• **Task to complete**
Your output is the lines from the first one to the one containing "count_ticks = list(range(0, 801, 100))", repeated exactly, with images left out.

§

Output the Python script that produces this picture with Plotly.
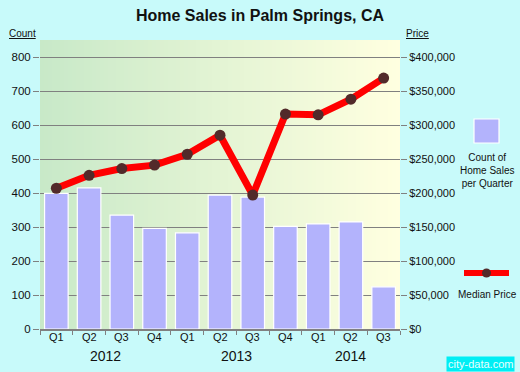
import plotly.graph_objects as go

quarters = ["Q1", "Q2", "Q3", "Q4", "Q1", "Q2", "Q3", "Q4", "Q1", "Q2", "Q3"]
years = ["2012", "2013", "2014"]
year_quarter_counts = [4, 4, 3]
sales_count = [399, 415, 335, 296, 283, 394, 388, 302, 309, 315, 124]
median_price = [207000, 226000, 236000, 241000, 257000, 285000, 197000, 316000, 315000, 338000, 369000]
price_ticks = list(range(0, 400001, 50000))
count_ticks = list(range(0, 801, 100))

x = list(range(len(quarters)))
BG = "#c8fafa"
GRID = "#808080"
FONT = "Arial"
TXT = "#111"

fig = go.Figure()
fig.add_trace(go.Bar(x=x, y=sales_count, marker=dict(color="#b3b3fc", line=dict(color="white", width=1.2)),
                     width=0.72, yaxis="y", showlegend=False, hoverinfo="y"))
fig.add_trace(go.Scatter(x=x, y=median_price, yaxis="y2", mode="lines+markers",
                         line=dict(color="#ff0000", width=7),
                         marker=dict(color="#522a2a", size=11), showlegend=False))

# gradient plot background as thin strips
n = 90
c0 = (200, 233, 200)
c1 = (255, 255, 224)
shapes = []
for i in range(n):
    t = i / (n - 1)
    col = "rgb(%d,%d,%d)" % tuple(round(a + (b - a) * t) for a, b in zip(c0, c1))
    shapes.append(dict(type="rect", xref="paper", yref="paper", x0=i / n, x1=(i + 1.6) / n if i < n - 1 else 1,
                       y0=0, y1=1, fillcolor=col, line=dict(width=0), layer="below"))

year_bounds = [-0.5]
for c in year_quarter_counts:
    year_bounds.append(year_bounds[-1] + c)
quarter_bounds = [i - 0.5 for i in range(len(quarters) + 1)]

annotations = []
for xi, q in zip(x, quarters):
    annotations.append(dict(x=xi, y=-0.028, xref="x", yref="paper", text=q, showarrow=False,
                            xanchor="center", yanchor="middle", font=dict(size=11, color=TXT, family=FONT)))
for i, yr in enumerate(years):
    annotations.append(dict(x=(year_bounds[i] + year_bounds[i + 1]) / 2, y=-0.094, xref="x", yref="paper",
                            text=yr, showarrow=False, xanchor="center", yanchor="middle",
                            font=dict(size=14, color=TXT, family=FONT)))

def px(p):
    return (p - 40) / 360

def py(p):
    return (329 - p) / 289

annotations += [
    dict(x=px(22), y=py(34), text="<u>Count</u>", font=dict(size=10, color=TXT, family=FONT)),
    dict(x=px(417), y=py(34), text="<u>Price</u>", font=dict(size=10, color=TXT, family=FONT)),
    dict(x=px(487), y=py(170), text="Count of<br>Home Sales<br>per Quarter", align="center",
         font=dict(size=10, color=TXT, family=FONT)),
    dict(x=px(487), y=py(294), text="Median Price", font=dict(size=10, color=TXT, family=FONT)),
    dict(x=px(480), y=py(364), text="city-data.com", bgcolor="#00eef4",
         font=dict(size=11, color="#e8ffff", family=FONT), borderpad=1),
]
for a in annotations[-5:]:
    a.update(xref="paper", yref="paper", showarrow=False, xanchor="center", yanchor="middle")

shapes.append(dict(type="rect", xref="paper", yref="paper", x0=px(474), x1=px(499), y0=py(143), y1=py(119),
                   fillcolor="#b3b3fc", line=dict(color="white", width=1.2)))
shapes.append(dict(type="line", xref="paper", yref="paper", x0=px(464), x1=px(509), y0=py(273), y1=py(273),
                   line=dict(color="#ff0000", width=6)))
shapes.append(dict(type="circle", xref="paper", yref="paper", x0=px(482), x1=px(491), y0=py(277.5), y1=py(268.5),
                   fillcolor="#522a2a", line=dict(width=0)))

fig.update_layout(
    width=520, height=372,
    margin=dict(l=40, r=120, t=40, b=43, autoexpand=False),
    paper_bgcolor=BG, plot_bgcolor=BG,
    title=dict(text="<b>Home Sales in Palm Springs, CA</b>", x=0.5, xanchor="center", y=1 - 15 / 372,
               yanchor="middle", font=dict(size=16, color=TXT, family=FONT)),
    font=dict(family=FONT, size=11, color=TXT),
    xaxis=dict(range=[-0.5, len(quarters) - 0.5], tickmode="array", tickvals=year_bounds,
               ticktext=[""] * len(year_bounds), ticks="outside", ticklen=7, tickcolor=GRID,
               showgrid=False, zeroline=False, showline=True, linecolor=GRID, linewidth=1.5,
               automargin=False,
               minor=dict(tickmode="array", tickvals=quarter_bounds, ticks="outside", ticklen=4,
                          tickcolor=GRID, showgrid=False)),
    yaxis=dict(range=[0, 800 * 289 / 272], tickmode="array", tickvals=count_ticks,
               ticks="outside", ticklen=6, tickcolor=GRID, showgrid=True, gridcolor=GRID, gridwidth=1.2,
               zeroline=False, showline=False, tickfont=dict(size=11.5, family=FONT, color=TXT),
               automargin=False),
    yaxis2=dict(range=[0, 400000 * 289 / 272], overlaying="y", side="right", tickmode="array",
                tickvals=price_ticks, ticktext=["${:,}".format(v) for v in price_ticks],
                ticks="outside", ticklen=6, tickcolor=GRID, showgrid=False, zeroline=False,
                showline=False, tickfont=dict(size=11, family=FONT, color=TXT), automargin=False),
    bargap=0.28,
    shapes=shapes,
    annotations=annotations,
)

fig.write_html("out.html", config={"displayModeBar": False},
               post_script="document.body.style.margin='0';document.body.style.padding='0';"
                           "document.body.style.background='%s';" % BG)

§

• **Written answer**
Output the Python script that produces this picture with Plotly.
import plotly.graph_objects as go

quarters = ["Q1", "Q2", "Q3", "Q4", "Q1", "Q2", "Q3", "Q4", "Q1", "Q2", "Q3"]
years = ["2012", "2013", "2014"]
year_quarter_counts = [4, 4, 3]
sales_count = [399, 415, 335, 296, 283, 394, 388, 302, 309, 315, 124]
median_price = [207000, 226000, 236000, 241000, 257000, 285000, 197000, 316000, 315000, 338000, 369000]
price_ticks = list(range(0, 400001, 50000))
count_ticks = list(range(0, 801, 100))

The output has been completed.